Westlake Chemical Partners LP Prices Initial Public Offering
HOUSTON, Texas, July 29, 2014 – Westlake Chemical Partners LP (the “Partnership”), a Westlake company, today announced the pricing of its initial public offering of 11,250,000 common units representing limited partner interests in the Partnership at $24.00 per common unit. The Partnership has also granted the underwriters a 30-day option to purchase up to an additional 1,687,500 common units. The common units are expected to begin trading on the New York Stock Exchange (NYSE) on July 30, 2014 under the symbol “WLKP.”
Upon conclusion of the offering, the public will own an approximate 44.3% limited partner interest in the Partnership (or an approximate 47.8% limited partner interest if the underwriters exercise in full their option to purchase additional common units). Westlake Chemical Corporation and its affiliates will own the remaining approximate 55.7% limited partner interest in the Partnership (or approximate 52.2% limited partner interest if the underwriters exercise in full their option to purchase additional common units), the general partner of the Partnership and the Partnership’s incentive distribution rights.
Barclays and UBS Investment Bank are acting as joint book-running managers and structuring agents for the offering. BofA Merrill Lynch, Morgan Stanley and Deutsche Bank Securities are also acting as joint book-running managers. Goldman, Sachs & Co., J.P. Morgan and Wells Fargo Securities are acting as co-managers for the offering.

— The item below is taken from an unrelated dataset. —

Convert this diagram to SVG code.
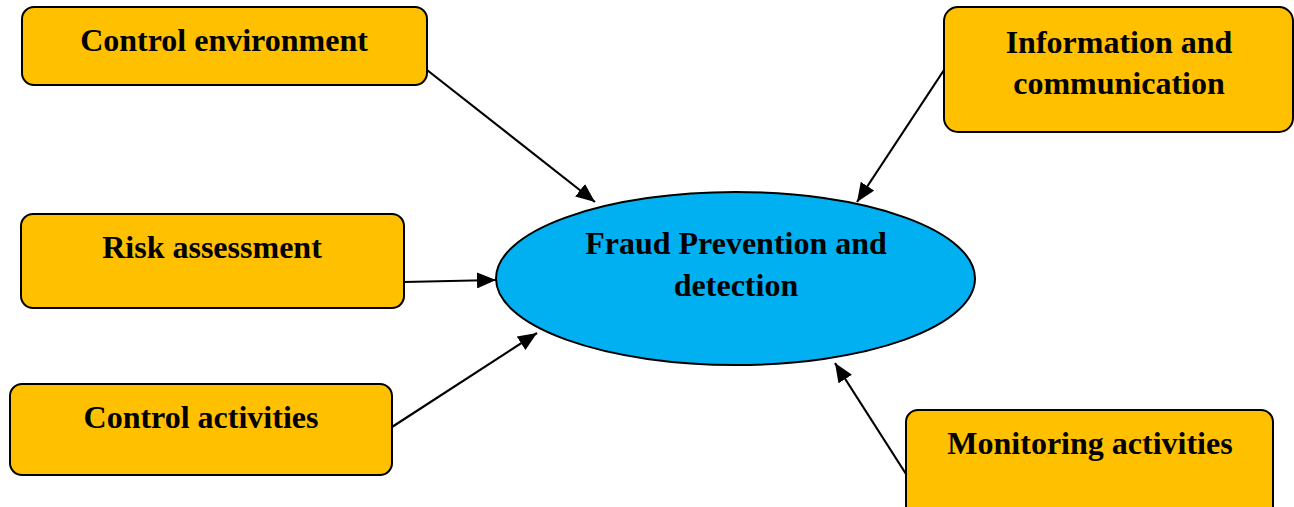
<svg xmlns="http://www.w3.org/2000/svg" width="1294" height="507" viewBox="0 0 1294 507">
<style>
.box{fill:#FFC000;stroke:#000;stroke-width:2}
.ell{fill:#00B0F0;stroke:#000;stroke-width:2}
.t{font-family:"Liberation Serif","Times New Roman",serif;font-weight:bold;font-size:32px;fill:#000;text-anchor:middle}
.c{stroke:#000;stroke-width:2.2;fill:none;marker-end:url(#ah)}
</style>
<defs>
<marker id="ah" markerUnits="userSpaceOnUse" markerWidth="20" markerHeight="16" refX="19" refY="8" orient="auto">
<path d="M0,0 L19,8 L0,16 Z" fill="#000"/>
</marker>
</defs>
<rect width="1294" height="507" fill="#fff"/>
<g id="connectors">
<line class="c" x1="427" y1="70" x2="595" y2="202"/>
<line class="c" x1="944" y1="70" x2="857" y2="202"/>
<line class="c" x1="404" y1="282" x2="496" y2="280"/>
<line class="c" x1="392" y1="427" x2="537" y2="333"/>
<line class="c" x1="906" y1="474" x2="835" y2="363"/>
</g>
<g id="center">
<ellipse class="ell" cx="735.5" cy="278.5" rx="239.5" ry="86.5"/>
<text class="t" x="736" y="254">Fraud Prevention and</text>
<text class="t" x="736" y="296">detection</text>
</g>
<g id="control-environment">
<rect class="box" x="22" y="7" width="405" height="78" rx="12"/>
<text class="t" x="224" y="51">Control environment</text>
</g>
<g id="information-communication">
<rect class="box" x="944" y="7" width="349" height="125" rx="14"/>
<text class="t" x="1119" y="53">Information and</text>
<text class="t" x="1119" y="94">communication</text>
</g>
<g id="risk-assessment">
<rect class="box" x="21" y="214" width="383" height="94" rx="12"/>
<text class="t" x="212" y="258">Risk assessment</text>
</g>
<g id="control-activities">
<rect class="box" x="10" y="384" width="382" height="91" rx="12"/>
<text class="t" x="201" y="428">Control activities</text>
</g>
<g id="monitoring-activities">
<rect class="box" x="906" y="410" width="367" height="110" rx="12"/>
<text class="t" x="1090" y="454">Monitoring activities</text>
</g>
</svg>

A registration statement relating to these securities has been filed with the U.S. Securities and Exchange Commission (the “SEC”) and declared effective. This press release shall not constitute an offer to sell or a solicitation of an offer to buy, nor shall there be any sale of these securities in any state or jurisdiction in which such an offer, solicitation or sale would be unlawful prior to registration or qualification under the securities laws of any such state or jurisdiction.
The offering of these securities is being made only by means of a prospectus meeting the requirements of Section 10 of the Securities Act of 1933, as amended. When available, a copy of the final prospectus may be obtained from:
c/o Broadridge Financial Solutions
1155 Long Island Avenue
Edgewood, New York 11717
Toll-Free: (888) 603-5847
UBS Investment Bank
Attn: Prospectus Department
299 Park Avenue
New York, New York 10171
Toll-Free: (888) 827-7275
You may also obtain a copy of the final prospectus free of charge at the SEC’s website, www.sec.gov, under the registrant’s name “Westlake Chemical Partners LP.”
About Westlake Chemical Partners
Westlake Chemical Partners LP is a limited partnership formed to operate, acquire and develop ethylene production facilities and related assets. It is headquartered in Houston, Texas.
This release may include “forward-looking statements” within the meaning of federal securities laws. Such forward-looking statements are subject to a number of risks and uncertainties, many of which are beyond the Partnership’s control. All statements, other than historical facts included in this release, are forward-looking statements. All forward-looking statements speak only as of the date of this release. Although the Partnership believes that the plans, intentions and expectations reflected in or suggested by the forward-looking statements are reasonable, there is no assurance that these plans, intentions or expectations will be achieved. Therefore, actual outcomes and results could materially differ from what is expressed, implied or forecast in such statements.
This release contains certain forward-looking statements that are based on current plans and expectations and are subject to various risks and uncertainties. The Partnership’s business and any offering may be influenced by many factors that are difficult to predict, involve uncertainties that may materially affect actual results and are often beyond the Partnership’s control. These factors include, but are not limited to, changes to business plans as circumstances warrant. For a full discussion of these risks and uncertainties, please refer to the “Risk Factors” section of the Partnership’s Registration Statement on Form S-1 and the information included in subsequent filings it makes with the SEC. The Partnership refers you to those discussions for further information.